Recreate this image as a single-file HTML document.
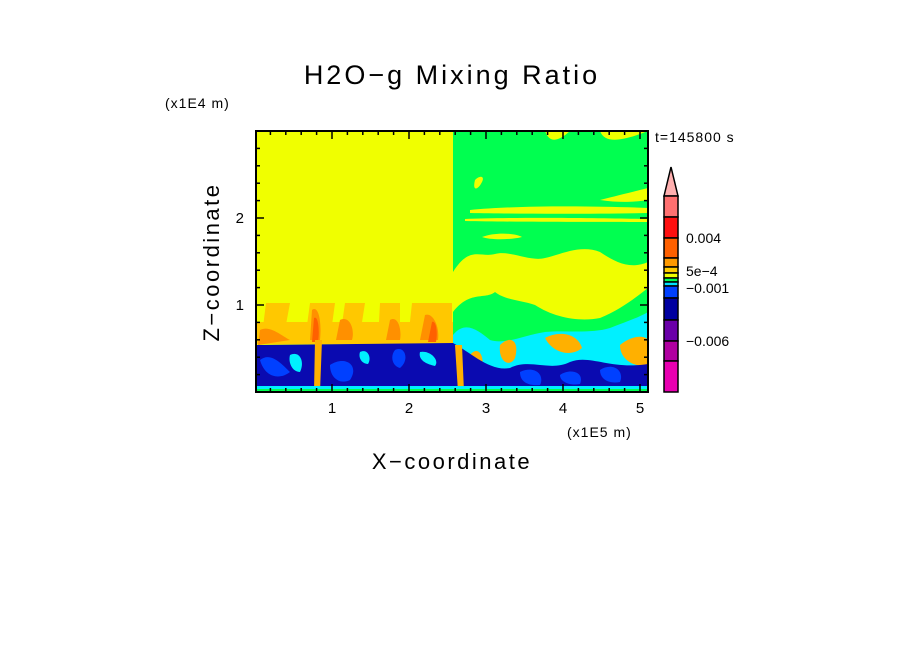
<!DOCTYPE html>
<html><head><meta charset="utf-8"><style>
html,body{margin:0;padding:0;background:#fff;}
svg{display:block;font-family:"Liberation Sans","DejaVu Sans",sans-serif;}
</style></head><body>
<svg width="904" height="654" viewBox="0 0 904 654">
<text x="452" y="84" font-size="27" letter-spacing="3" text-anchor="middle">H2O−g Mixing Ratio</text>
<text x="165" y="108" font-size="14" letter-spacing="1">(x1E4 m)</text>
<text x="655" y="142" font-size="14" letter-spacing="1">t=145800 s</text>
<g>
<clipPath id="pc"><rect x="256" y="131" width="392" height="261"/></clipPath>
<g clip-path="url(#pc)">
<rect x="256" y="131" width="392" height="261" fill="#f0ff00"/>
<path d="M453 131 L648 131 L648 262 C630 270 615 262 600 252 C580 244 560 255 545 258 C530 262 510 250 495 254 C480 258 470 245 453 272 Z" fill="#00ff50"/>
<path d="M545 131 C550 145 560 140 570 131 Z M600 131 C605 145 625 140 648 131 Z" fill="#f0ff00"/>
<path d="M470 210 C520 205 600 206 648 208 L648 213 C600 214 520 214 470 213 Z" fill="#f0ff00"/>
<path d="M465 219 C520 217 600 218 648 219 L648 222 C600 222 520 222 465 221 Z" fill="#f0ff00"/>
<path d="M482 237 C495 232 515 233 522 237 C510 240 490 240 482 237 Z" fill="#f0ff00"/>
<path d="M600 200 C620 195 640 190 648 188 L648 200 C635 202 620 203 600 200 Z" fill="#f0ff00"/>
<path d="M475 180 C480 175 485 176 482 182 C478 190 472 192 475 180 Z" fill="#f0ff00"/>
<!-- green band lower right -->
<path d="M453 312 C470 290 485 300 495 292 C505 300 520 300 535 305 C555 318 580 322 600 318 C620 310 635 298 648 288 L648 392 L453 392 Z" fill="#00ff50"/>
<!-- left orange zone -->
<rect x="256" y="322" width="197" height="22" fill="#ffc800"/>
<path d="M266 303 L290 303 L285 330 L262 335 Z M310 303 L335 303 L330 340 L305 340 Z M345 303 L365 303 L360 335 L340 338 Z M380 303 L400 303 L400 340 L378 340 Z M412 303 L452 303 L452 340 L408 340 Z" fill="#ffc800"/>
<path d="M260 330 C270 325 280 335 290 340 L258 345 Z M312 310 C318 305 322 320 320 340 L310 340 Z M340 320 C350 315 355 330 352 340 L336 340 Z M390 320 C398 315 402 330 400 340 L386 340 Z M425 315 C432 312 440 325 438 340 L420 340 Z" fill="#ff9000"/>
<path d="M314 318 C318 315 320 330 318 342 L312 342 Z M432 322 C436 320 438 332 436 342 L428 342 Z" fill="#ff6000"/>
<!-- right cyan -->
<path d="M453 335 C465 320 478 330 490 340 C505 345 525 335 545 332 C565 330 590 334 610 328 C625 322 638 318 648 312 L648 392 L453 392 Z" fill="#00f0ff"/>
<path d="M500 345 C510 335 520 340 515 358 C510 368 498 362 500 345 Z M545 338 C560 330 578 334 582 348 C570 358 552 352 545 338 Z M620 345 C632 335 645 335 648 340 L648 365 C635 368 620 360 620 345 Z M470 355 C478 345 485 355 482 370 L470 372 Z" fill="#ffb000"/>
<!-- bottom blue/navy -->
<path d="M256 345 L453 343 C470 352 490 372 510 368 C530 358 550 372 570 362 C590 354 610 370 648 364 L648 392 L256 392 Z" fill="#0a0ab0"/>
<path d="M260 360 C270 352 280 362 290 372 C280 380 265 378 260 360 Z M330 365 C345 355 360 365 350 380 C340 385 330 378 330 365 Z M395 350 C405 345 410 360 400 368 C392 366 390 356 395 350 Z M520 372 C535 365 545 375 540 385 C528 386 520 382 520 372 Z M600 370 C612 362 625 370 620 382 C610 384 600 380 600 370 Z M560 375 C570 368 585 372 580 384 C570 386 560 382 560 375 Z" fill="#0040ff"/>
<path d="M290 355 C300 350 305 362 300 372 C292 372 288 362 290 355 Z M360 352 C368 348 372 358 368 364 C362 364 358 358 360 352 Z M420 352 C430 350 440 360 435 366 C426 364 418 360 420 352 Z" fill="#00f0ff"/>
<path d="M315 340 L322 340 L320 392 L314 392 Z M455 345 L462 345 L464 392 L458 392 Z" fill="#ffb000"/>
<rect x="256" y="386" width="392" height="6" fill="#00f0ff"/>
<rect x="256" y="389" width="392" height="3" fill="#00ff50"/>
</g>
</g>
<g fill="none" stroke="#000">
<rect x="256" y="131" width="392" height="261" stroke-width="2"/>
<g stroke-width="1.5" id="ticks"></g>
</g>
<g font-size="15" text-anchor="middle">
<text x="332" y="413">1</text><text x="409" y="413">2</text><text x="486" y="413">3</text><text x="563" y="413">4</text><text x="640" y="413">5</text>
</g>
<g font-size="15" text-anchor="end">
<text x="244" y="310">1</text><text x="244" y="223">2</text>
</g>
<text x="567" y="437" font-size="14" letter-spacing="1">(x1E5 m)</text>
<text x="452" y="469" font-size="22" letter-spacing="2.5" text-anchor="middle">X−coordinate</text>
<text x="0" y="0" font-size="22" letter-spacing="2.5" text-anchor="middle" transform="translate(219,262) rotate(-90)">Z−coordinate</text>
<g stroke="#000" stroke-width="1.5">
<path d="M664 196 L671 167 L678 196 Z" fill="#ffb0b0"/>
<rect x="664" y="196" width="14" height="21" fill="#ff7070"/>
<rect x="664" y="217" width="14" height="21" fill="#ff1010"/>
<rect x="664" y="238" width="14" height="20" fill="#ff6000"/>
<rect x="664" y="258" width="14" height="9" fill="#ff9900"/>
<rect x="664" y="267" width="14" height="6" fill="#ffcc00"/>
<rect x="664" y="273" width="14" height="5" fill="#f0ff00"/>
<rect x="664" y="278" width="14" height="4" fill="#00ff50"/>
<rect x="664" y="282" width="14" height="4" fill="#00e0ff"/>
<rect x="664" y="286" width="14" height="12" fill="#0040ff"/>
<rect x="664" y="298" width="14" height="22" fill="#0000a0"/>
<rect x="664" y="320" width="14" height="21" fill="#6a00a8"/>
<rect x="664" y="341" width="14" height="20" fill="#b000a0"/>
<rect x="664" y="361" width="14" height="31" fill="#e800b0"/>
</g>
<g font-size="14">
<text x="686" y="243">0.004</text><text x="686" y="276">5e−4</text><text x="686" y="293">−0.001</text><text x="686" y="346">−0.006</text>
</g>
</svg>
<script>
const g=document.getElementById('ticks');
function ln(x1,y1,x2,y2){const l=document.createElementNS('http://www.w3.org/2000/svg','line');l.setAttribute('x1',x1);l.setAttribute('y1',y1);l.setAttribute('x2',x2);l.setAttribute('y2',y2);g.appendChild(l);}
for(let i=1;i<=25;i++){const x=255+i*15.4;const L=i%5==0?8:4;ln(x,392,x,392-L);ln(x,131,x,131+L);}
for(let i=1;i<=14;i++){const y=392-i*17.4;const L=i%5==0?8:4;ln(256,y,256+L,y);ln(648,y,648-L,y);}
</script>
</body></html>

++++++++++++++++++++

• [Stated goal]: Go through the listing above and write it all out exactly, leaving out any picture.

• [Solution below]:
Recreate this image as a single-file HTML document.
<!DOCTYPE html>
<html><head><meta charset="utf-8"><style>
html,body{margin:0;padding:0;background:#fff;}
svg{display:block;font-family:"Liberation Sans","DejaVu Sans",sans-serif;}
</style></head><body>
<svg width="904" height="654" viewBox="0 0 904 654">
<text x="452" y="84" font-size="27" letter-spacing="3" text-anchor="middle">H2O−g Mixing Ratio</text>
<text x="165" y="108" font-size="14" letter-spacing="1">(x1E4 m)</text>
<text x="655" y="142" font-size="14" letter-spacing="1">t=145800 s</text>
<g>
<clipPath id="pc"><rect x="256" y="131" width="392" height="261"/></clipPath>
<g clip-path="url(#pc)">
<rect x="256" y="131" width="392" height="261" fill="#f0ff00"/>
<path d="M453 131 L648 131 L648 262 C630 270 615 262 600 252 C580 244 560 255 545 258 C530 262 510 250 495 254 C480 258 470 245 453 272 Z" fill="#00ff50"/>
<path d="M545 131 C550 145 560 140 570 131 Z M600 131 C605 145 625 140 648 131 Z" fill="#f0ff00"/>
<path d="M470 210 C520 205 600 206 648 208 L648 213 C600 214 520 214 470 213 Z" fill="#f0ff00"/>
<path d="M465 219 C520 217 600 218 648 219 L648 222 C600 222 520 222 465 221 Z" fill="#f0ff00"/>
<path d="M482 237 C495 232 515 233 522 237 C510 240 490 240 482 237 Z" fill="#f0ff00"/>
<path d="M600 200 C620 195 640 190 648 188 L648 200 C635 202 620 203 600 200 Z" fill="#f0ff00"/>
<path d="M475 180 C480 175 485 176 482 182 C478 190 472 192 475 180 Z" fill="#f0ff00"/>
<!-- green band lower right -->
<path d="M453 312 C470 290 485 300 495 292 C505 300 520 300 535 305 C555 318 580 322 600 318 C620 310 635 298 648 288 L648 392 L453 392 Z" fill="#00ff50"/>
<!-- left orange zone -->
<rect x="256" y="322" width="197" height="22" fill="#ffc800"/>
<path d="M266 303 L290 303 L285 330 L262 335 Z M310 303 L335 303 L330 340 L305 340 Z M345 303 L365 303 L360 335 L340 338 Z M380 303 L400 303 L400 340 L378 340 Z M412 303 L452 303 L452 340 L408 340 Z" fill="#ffc800"/>
<path d="M260 330 C270 325 280 335 290 340 L258 345 Z M312 310 C318 305 322 320 320 340 L310 340 Z M340 320 C350 315 355 330 352 340 L336 340 Z M390 320 C398 315 402 330 400 340 L386 340 Z M425 315 C432 312 440 325 438 340 L420 340 Z" fill="#ff9000"/>
<path d="M314 318 C318 315 320 330 318 342 L312 342 Z M432 322 C436 320 438 332 436 342 L428 342 Z" fill="#ff6000"/>
<!-- right cyan -->
<path d="M453 335 C465 320 478 330 490 340 C505 345 525 335 545 332 C565 330 590 334 610 328 C625 322 638 318 648 312 L648 392 L453 392 Z" fill="#00f0ff"/>
<path d="M500 345 C510 335 520 340 515 358 C510 368 498 362 500 345 Z M545 338 C560 330 578 334 582 348 C570 358 552 352 545 338 Z M620 345 C632 335 645 335 648 340 L648 365 C635 368 620 360 620 345 Z M470 355 C478 345 485 355 482 370 L470 372 Z" fill="#ffb000"/>
<!-- bottom blue/navy -->
<path d="M256 345 L453 343 C470 352 490 372 510 368 C530 358 550 372 570 362 C590 354 610 370 648 364 L648 392 L256 392 Z" fill="#0a0ab0"/>
<path d="M260 360 C270 352 280 362 290 372 C280 380 265 378 260 360 Z M330 365 C345 355 360 365 350 380 C340 385 330 378 330 365 Z M395 350 C405 345 410 360 400 368 C392 366 390 356 395 350 Z M520 372 C535 365 545 375 540 385 C528 386 520 382 520 372 Z M600 370 C612 362 625 370 620 382 C610 384 600 380 600 370 Z M560 375 C570 368 585 372 580 384 C570 386 560 382 560 375 Z" fill="#0040ff"/>
<path d="M290 355 C300 350 305 362 300 372 C292 372 288 362 290 355 Z M360 352 C368 348 372 358 368 364 C362 364 358 358 360 352 Z M420 352 C430 350 440 360 435 366 C426 364 418 360 420 352 Z" fill="#00f0ff"/>
<path d="M315 340 L322 340 L320 392 L314 392 Z M455 345 L462 345 L464 392 L458 392 Z" fill="#ffb000"/>
<rect x="256" y="386" width="392" height="6" fill="#00f0ff"/>
<rect x="256" y="389" width="392" height="3" fill="#00ff50"/>
</g>
</g>
<g fill="none" stroke="#000">
<rect x="256" y="131" width="392" height="261" stroke-width="2"/>
<g stroke-width="1.5" id="ticks"></g>
</g>
<g font-size="15" text-anchor="middle">
<text x="332" y="413">1</text><text x="409" y="413">2</text><text x="486" y="413">3</text><text x="563" y="413">4</text><text x="640" y="413">5</text>
</g>
<g font-size="15" text-anchor="end">
<text x="244" y="310">1</text><text x="244" y="223">2</text>
</g>
<text x="567" y="437" font-size="14" letter-spacing="1">(x1E5 m)</text>
<text x="452" y="469" font-size="22" letter-spacing="2.5" text-anchor="middle">X−coordinate</text>
<text x="0" y="0" font-size="22" letter-spacing="2.5" text-anchor="middle" transform="translate(219,262) rotate(-90)">Z−coordinate</text>
<g stroke="#000" stroke-width="1.5">
<path d="M664 196 L671 167 L678 196 Z" fill="#ffb0b0"/>
<rect x="664" y="196" width="14" height="21" fill="#ff7070"/>
<rect x="664" y="217" width="14" height="21" fill="#ff1010"/>
<rect x="664" y="238" width="14" height="20" fill="#ff6000"/>
<rect x="664" y="258" width="14" height="9" fill="#ff9900"/>
<rect x="664" y="267" width="14" height="6" fill="#ffcc00"/>
<rect x="664" y="273" width="14" height="5" fill="#f0ff00"/>
<rect x="664" y="278" width="14" height="4" fill="#00ff50"/>
<rect x="664" y="282" width="14" height="4" fill="#00e0ff"/>
<rect x="664" y="286" width="14" height="12" fill="#0040ff"/>
<rect x="664" y="298" width="14" height="22" fill="#0000a0"/>
<rect x="664" y="320" width="14" height="21" fill="#6a00a8"/>
<rect x="664" y="341" width="14" height="20" fill="#b000a0"/>
<rect x="664" y="361" width="14" height="31" fill="#e800b0"/>
</g>
<g font-size="14">
<text x="686" y="243">0.004</text><text x="686" y="276">5e−4</text><text x="686" y="293">−0.001</text><text x="686" y="346">−0.006</text>
</g>
</svg>
<script>
const g=document.getElementById('ticks');
function ln(x1,y1,x2,y2){const l=document.createElementNS('http://www.w3.org/2000/svg','line');l.setAttribute('x1',x1);l.setAttribute('y1',y1);l.setAttribute('x2',x2);l.setAttribute('y2',y2);g.appendChild(l);}
for(let i=1;i<=25;i++){const x=255+i*15.4;const L=i%5==0?8:4;ln(x,392,x,392-L);ln(x,131,x,131+L);}
for(let i=1;i<=14;i++){const y=392-i*17.4;const L=i%5==0?8:4;ln(256,y,256+L,y);ln(648,y,648-L,y);}
</script>
</body></html>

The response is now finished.